The New York Times and associated press
WASHINGTON – Hundreds of Marines landed at a makeshift airfield near the southern city of Kandahar on Sunday in the first major infusion of U.S. grounds troops into Afghanistan. Their arrival began what Pentagon officials said would be a period of sustained assaults against Taliban and al-Qaida forces.
The Marines were to be the front edge of a powerful force of more than 1,000 combat troops who, the officials said, will join the hunt for Osama bin Laden within days, and then begin raids against Taliban forces concentrated in Kandahar and in mountain redoubts near the border with Pakistan.
The arrival of U.S. troops came as the Northern Alliance claimed to have seized Kunduz, the Taliban’s last northern stronghold, after a two-week siege.
The fall of Kunduz, which came two days before talks were to begin in Germany on forming a broad-based government, leaves the Islamic militia with only a small slice of Afghanistan still under its control, mostly around Kandahar.
Thousands of Taliban troops as well as Arab, Chechen, Pakistani and other foreign fighters linked to Osama bin Laden had been holed up in Kunduz, which the alliance said fell almost without a fight.
Pro-Taliban fighters including foreigners fled Sunday toward the town of Chardara, to the west, with alliance troops in pursuit, alliance acting foreign minister, Abdullah, said by satellite telephone from the north of Afghanistan.
While some chose to make a run for it, thousands of others surrendered by the thousands as Northern Alliance troops moved in. Under a pact negotiated earlier between the alliance and the Taliban, Afghan Taliban fighters were guaranteed safe passage out of the city but the foreigners were to be arrested pending investigation into possible ties to bin Laden.
Outside the city of Mazar-e-Sharif, 100 miles to the west, hundreds of foreigners who had been captured earlier in the Kunduz area staged a prison uprising, leading to a daylong battle with Northern Alliance guards. U.S. aircraft helped quash the insurrection.
In the south, immediately upon landing in CH-53 and CH-46 transport helicopters, the Marines set to work securing the airstrip, 12 miles southeast of Kandahar, the Taliban’s political base and last major military stronghold. The officials said that C-130 cargo planes carrying additional troops, armored vehicles and supplies were expected to begin landing at the field within 24 hours.
They said the advance party of Marines, members of the 15th and 26th Marine Expeditionary Units, encountered no resistance when they landed shortly after nightfall.

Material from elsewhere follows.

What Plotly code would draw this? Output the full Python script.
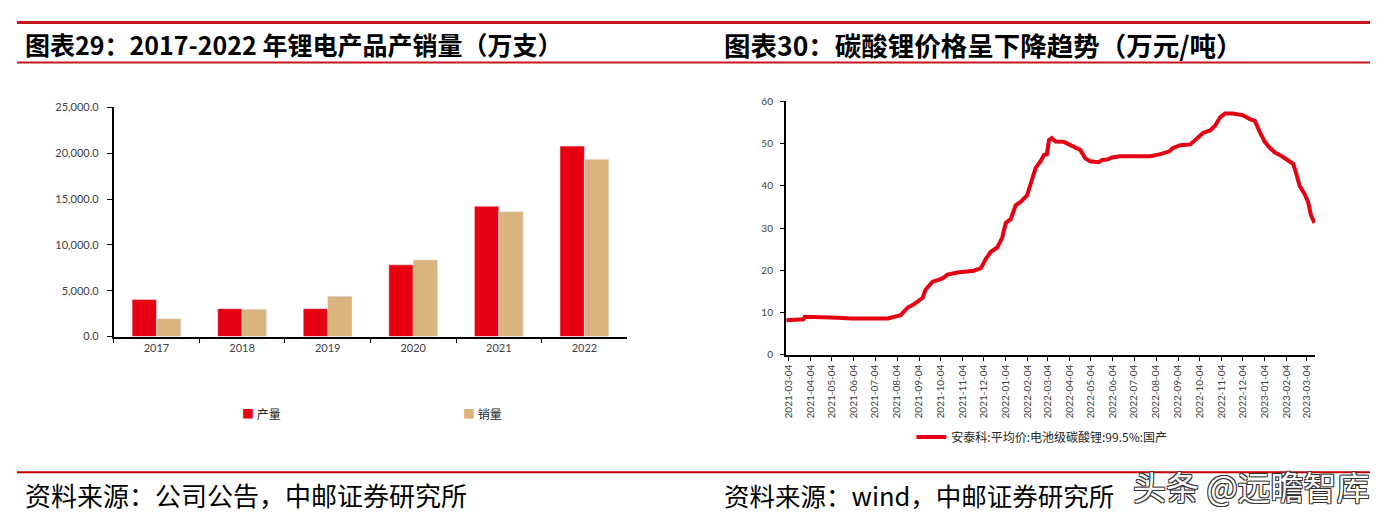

The arrival of the Marines confirmed the shift in the U.S. strategy from using air power and proxy Afghan armies to oust the Taliban, to relying on powerful U.S. forces which can, as Defense Secretary Donald Rumsfeld put it, “crawl around on the ground and find people.” Even in that role, though, the Marines will still receive heavy air support, as well as assistance from Western allies.
With their superior firepower – the Marines bring armored personnel carriers, Cobra attack helicopters and Harrier jump jets – they will be more heavily armed and more mobile than previous U.S. ground troops in Afghanistan, capable of conducting sustained and repeated assaults across a much larger geographic area, Pentagon officials said.
In total, the two Marine units based on ships in the Arabian Sea have about 4,400 troops, basically a brigade of ground forces with its own helicopters, fighter planes and artillery. It is not clear how many of them eventually will go ashore.
The Marines would probably not roam the countryside in search of enemy forces, as special operations forces have been, but would instead be dispatched on clearly focused missions guided by clear and credible intelligence reports, military officials said.